Quite some time ago, Costco stopped carrying their huge cans of tomato puree. The can was so large that I only needed the one can in order to make five one-quart jars of spaghetti sauce. I have so many food allergies that I can’t buy ready-made spaghetti sauce. Well, actually, for the most part I can’t buy ready-made anything.
So I found a substitute tomato puree online. This morning, I used the last of that tomato puree I had on hand to make a new batch of spaghetti sauce. So I went online to order some more. Yeah. Right.
I found something that might work, but it would cost well over $100 for what would ordinarily cost me about $25. That’s not going to happen. I refuse to be gouged.
But what really ticks me off about it is this: All you hoarders out there are not thinking at all about all the other people.
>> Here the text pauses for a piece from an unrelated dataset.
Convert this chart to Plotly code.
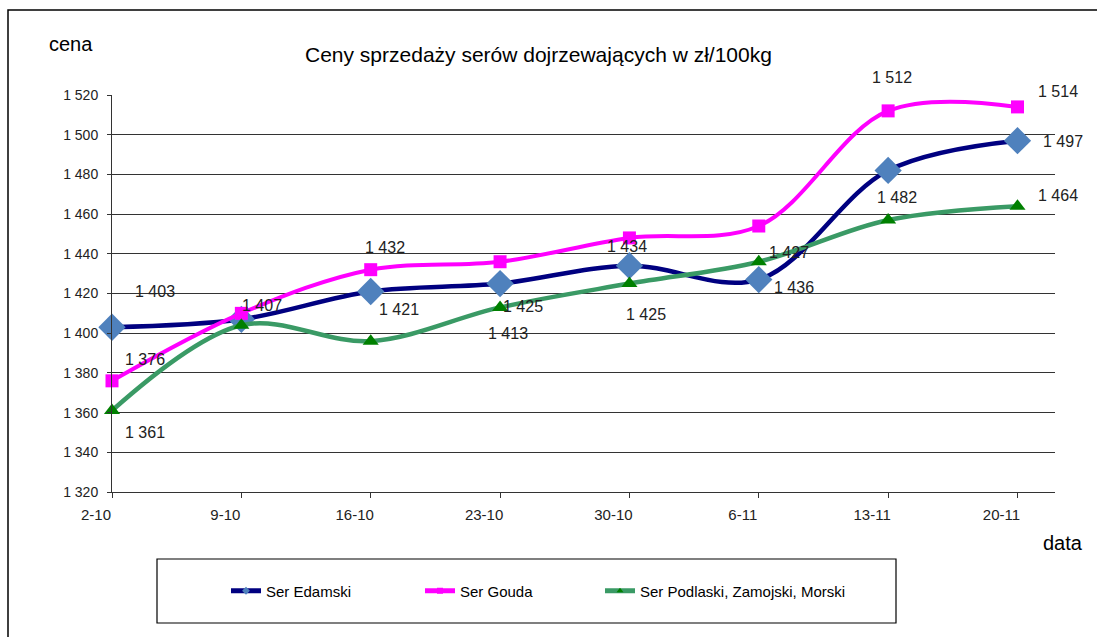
import plotly.graph_objects as go

# ---- data ----
dates = ["2-10", "9-10", "16-10", "23-10", "30-10", "6-11", "13-11", "20-11"]
edamski = [1403, 1407, 1421, 1425, 1434, 1427, 1482, 1497]
gouda = [1376, 1410, 1432, 1436, 1448, 1454, 1512, 1514]
podlaski = [1361, 1404, 1396, 1413, 1425, 1436, 1457, 1464]
series_names = ["Ser Edamski", "Ser Gouda", "Ser Podlaski, Zamojski, Morski"]
y_tick_values = [1320, 1340, 1360, 1380, 1400, 1420, 1440, 1460, 1480, 1500, 1520]

# ---- styling / label placement (pixel offsets from the point) ----
W, H = 1097, 637
L, R, T, B = 112, 42, 95, 145
PW, PH = W - L - R, H - T - B

def px_x(p):
    return (p - L) / PW

def px_y(q):
    return (H - B - q) / PH

line_styles = [
    dict(color="#000080", width=4.5, shape="spline", smoothing=1.0),
    dict(color="#FF00FF", width=4, shape="spline", smoothing=1.0),
    dict(color="#3A9A65", width=4.5, shape="spline", smoothing=1.0),
]
marker_styles = [
    dict(symbol="diamond", size=21, color="#4F81BD"),
    dict(symbol="square", size=13, color="#FF00FF"),
    dict(symbol="triangle-up", size=14, color="#008000"),
]
legend_marker_styles = [
    dict(symbol="diamond", size=6, color="#4F81BD"),
    dict(symbol="square", size=6, color="#FF00FF"),
    dict(symbol="triangle-up", size=6, color="#008000"),
]

# (series index, point index) -> (dx, dy) in screen pixels (dy down)
label_offsets = {
    (0, 0): (43, -36), (0, 1): (21, -14), (0, 2): (28, 18), (0, 3): (23, 23),
    (0, 4): (-2, -19), (0, 5): (30, -27), (0, 6): (9, 27), (0, 7): (46, 1),
    (1, 0): (33, -21), (1, 2): (14, -22), (1, 6): (4, -33), (1, 7): (41, -15),
    (2, 0): (33, 22), (2, 3): (8, 26), (2, 4): (17, 31), (2, 5): (35, 26),
    (2, 7): (41, -11),
}

def fmt(v):
    return f"{v:,}".replace(",", " ")

font_family = "Liberation Sans, Arial, sans-serif"

fig = go.Figure()
all_series = [edamski, gouda, podlaski]
legend_ids = ["legend", "legend2", "legend3"]
for i, (vals, name) in enumerate(zip(all_series, series_names)):
    fig.add_trace(go.Scatter(
        x=dates, y=vals, name=name, mode="lines+markers",
        line=line_styles[i], marker=marker_styles[i],
        cliponaxis=False, showlegend=False, hoverinfo="skip",
    ))
# legend entries (small markers as in the original legend)
for i, name in enumerate(series_names):
    fig.add_trace(go.Scatter(
        x=[None], y=[None], name=name, mode="lines+markers",
        line=dict(color=line_styles[i]["color"], width=5),
        marker=legend_marker_styles[i], legend=legend_ids[i], showlegend=True,
    ))

annotations = []
for (si, pi), (dx, dy) in label_offsets.items():
    v = all_series[si][pi]
    annotations.append(dict(
        x=dates[pi], y=v, xref="x", yref="y", text=fmt(v), showarrow=False,
        xshift=dx, yshift=-dy, font=dict(size=16, color="#222222", family=font_family),
        xanchor="center", yanchor="middle",
    ))

annotations += [
    dict(text="cena", x=px_x(71), y=px_y(44), xref="paper", yref="paper", showarrow=False,
         xanchor="center", yanchor="middle", font=dict(size=20, color="#000", family=font_family)),
    dict(text="data", x=px_x(1063), y=px_y(543), xref="paper", yref="paper", showarrow=False,
         xanchor="center", yanchor="middle", font=dict(size=20, color="#000", family=font_family)),
    dict(text="Ceny sprzedaży serów dojrzewających w zł/100kg", x=px_x(538), y=px_y(55),
         xref="paper", yref="paper", showarrow=False, xanchor="center", yanchor="middle",
         font=dict(size=21, color="#000", family=font_family)),
]

shapes = [
    dict(type="rect", xref="paper", yref="paper", x0=px_x(8), x1=px_x(1110),
         y0=px_y(660), y1=px_y(10), line=dict(color="#000", width=1.5), layer="below"),
    dict(type="rect", xref="paper", yref="paper", x0=px_x(157), x1=px_x(896),
         y0=px_y(623), y1=px_y(559), line=dict(color="#000", width=1.2), layer="below"),
]

legend_x = [226, 420, 600]
legend_common = dict(orientation="h", yanchor="middle", xanchor="left",
                     bgcolor="rgba(0,0,0,0)", borderwidth=0,
                     font=dict(size=15, color="#000", family=font_family))
layout_legends = {}
for lid, lx in zip(legend_ids, legend_x):
    layout_legends[lid] = dict(x=px_x(lx), y=px_y(591), **legend_common)

fig.update_layout(
    width=W, height=H,
    margin=dict(l=L, r=R, t=T, b=B),
    paper_bgcolor="white", plot_bgcolor="white",
    separators=", ",
    showlegend=True,
    annotations=annotations, shapes=shapes,
    font=dict(family=font_family, color="#222"),
    **layout_legends,
)
fig.update_xaxes(
    type="category", range=[0, 7.29], showgrid=False, showline=True,
    linecolor="#333", linewidth=1, ticks="outside", ticklen=5, tickcolor="#333",
    tickfont=dict(size=15, color="#222", family=font_family), zeroline=False,
    ticklabelshift=-16, ticklabelstandoff=4,
)
fig.update_yaxes(
    range=[1320, 1520], tickvals=y_tick_values, tickformat=",d",
    showgrid=True, gridcolor="#333", gridwidth=1, showline=True, linecolor="#333",
    linewidth=1, ticks="outside", ticklen=4, tickcolor="#333", zeroline=False,
    tickfont=dict(size=14, color="#222", family=font_family), ticklabelstandoff=6,
)

fig.write_html("out.html", config={"displayModeBar": False},
               post_script="document.body.style.margin='0px';")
You don’t give a damn about what others might need. And especially, there are people with special needs that are going to suffer even more.
In ordinary times, when I go shopping and I might need four of something but there are only five on the shelf, I do not take four of them. I might take only half of what I actually need so that others will have access as well. Maybe I’m stupid. I don’t know. But that’s how I was raised to think of the needs of others.
Right now, in these extraordinary times, we need to be even more aware of how our buying practices affect others. Not less.
I actually wrote this a couple of days ago. Then I decided to let it sit so my anger could cool a bit and see if I still felt like posting it.
Well, my anger hasn’t cooled. If anything, it has become greater.
Because I don’t really see things getting better any time soon as regards shortages of essential products due to hoarders, I’ve decided that this will be the last of my rants on the subject. I’ve started repeating myself and I need to let go and move on.
From here on, it will be back to normal. I promise.